エヌビディア日本代表兼米国本社副社長 大崎真孝氏が開会の挨拶では、エヌビディアは自動運転やロボットなどのテクノロジーで未来を創る企業であると紹介。また同社の女性社員はエンジニア、営業、マーケティングなど多様な職種で活躍していると話した。「少しでも未来を感じていただき、将来に繋がることを考える時に思い出し、ITやAI、グラフィックスの分野で働く現場でお会いできたら私たちも幸せです」と参加者に呼びかけた。

AIデモツアーでは、エヌビディアのGPUがどのように利用されているのかを参加者が体験した。エヌビディアは創業当初からゲームに力を入れており、現在ノートパソコンでゲームが楽しめるのは、エヌビディアのGPUが搭載されているためともいえる。
まず2007年のゲーム『Portal』を例として、最新技術やAIの活用によって画質やfps(frames per second=1秒間に画面に表示される画像の枚数)が大幅に向上していることを、参加者が実際にプレイすることで体験していった。fpsの値が高くなるほど映像が滑らかになり、AIの未使用時には24fps程度でもプレイ可能だが、AIを使うことで最大190fpsまで向上し、より快適な環境のゲーム体験が実現する。近年ではAIのテクノロジーもゲームに積極的に応用されてきており、参加者は旧作・リマスター・AI強化版の違いを比較しながら、技術の進化を感じ取っていった。

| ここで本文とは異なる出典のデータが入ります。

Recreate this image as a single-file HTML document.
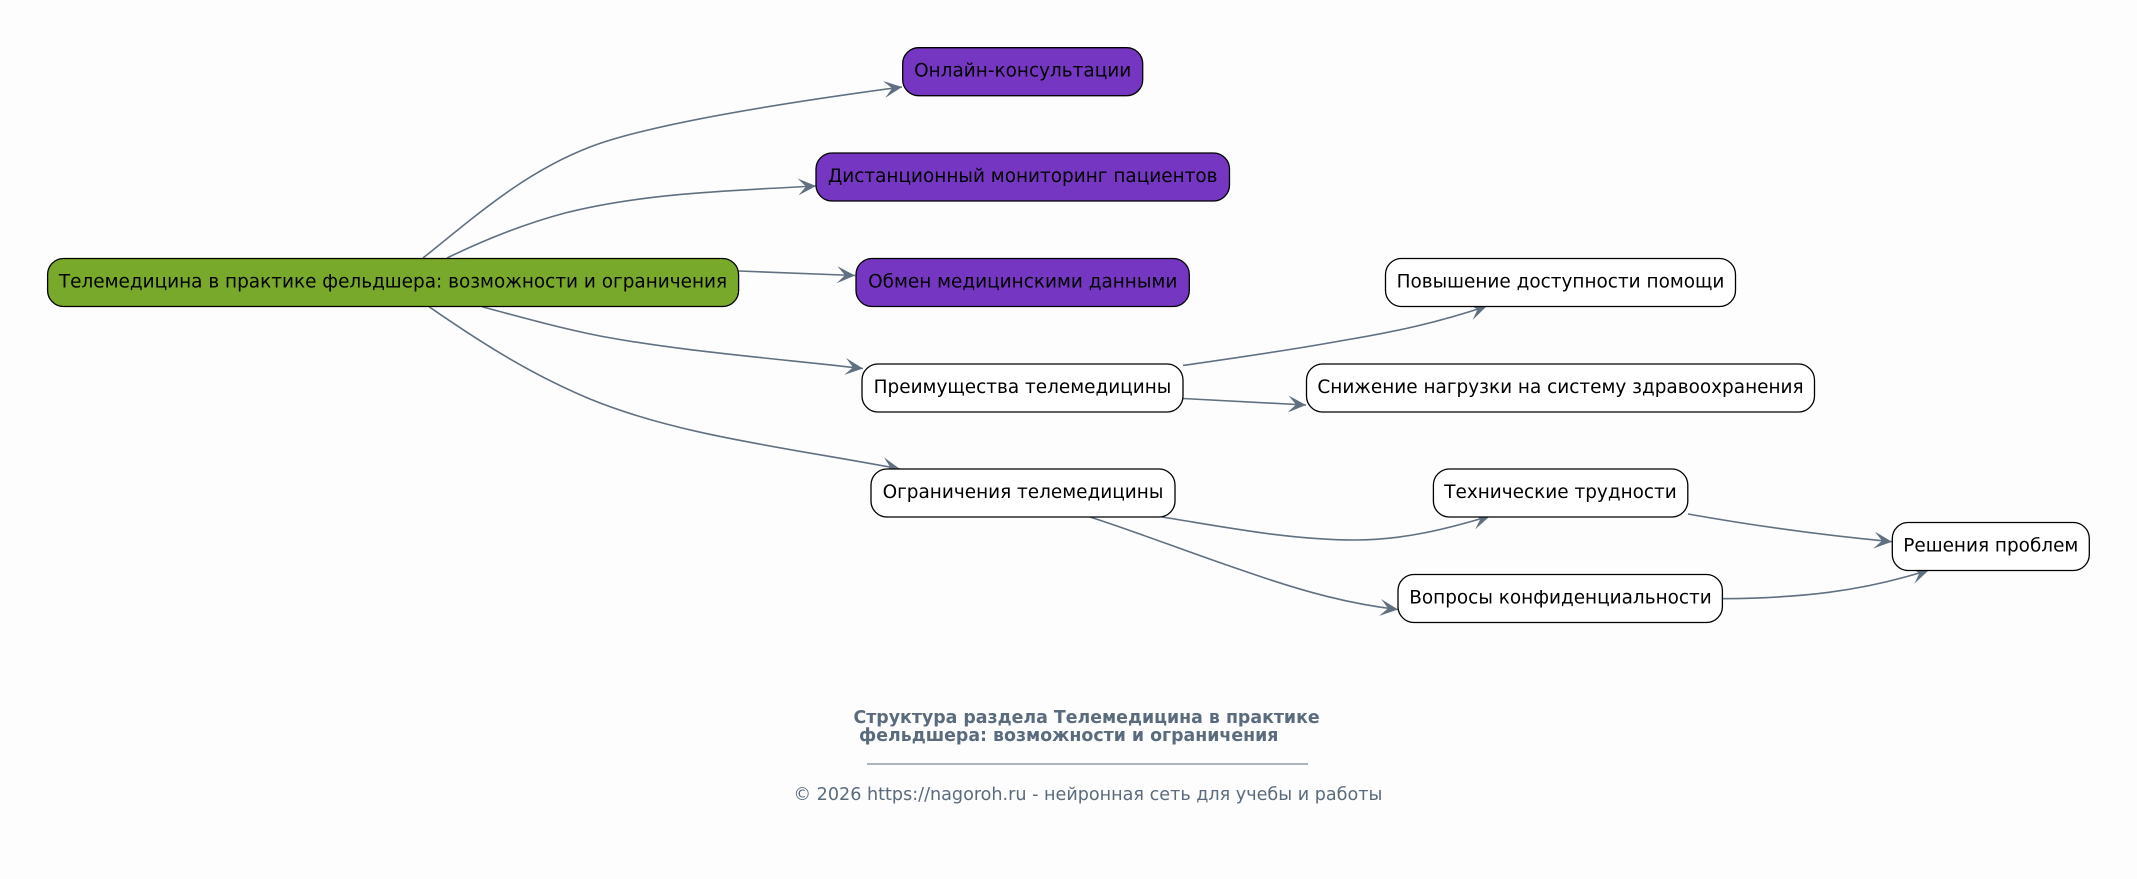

「ask me anything」質疑応答で広がる中高生の未来視野
エヌビディアの女性社員4名(営業、広報、エンジニア)が参加者2グループを交互に回って自己紹介と質疑応答をしていく「ask me anything」では、中高生たちが今、抱えている悩みや迷いが吐露された。同時にエヌビディアでの入社経緯や働き方などへの関心の高さもうかがえる充実した時間となった。
「英語はどれほど重要なのか」「海外の出張は多いのか」といった英語に関する質問も数多くあったが、やはりグローバル企業なので、本社があるサンタクララや各地でのイベントなどで出張も多く、英語はやっておくことが望ましいという回答だった。同時に、英語があまり得意ではない場合でも伝える気持ちが大事だという意識も伝えられた。また、話すことも大事だが、それ以上に結果をきちんと出していける人が評価されるといった回答もあった。

このような多角的な体験や対話を通じて、参加者たちは自身の将来や進路についてより深く考える機会を得ていたようだ。特にエヌビディアの社員の方々による声やアドバイスは、学校や家庭ではなかなか得がたい現実的なヒントになったと考えられる。進学やキャリアを考え始めたばかりの中高生にとっては、未来への視野が開かれるきっかけになる可能性もある。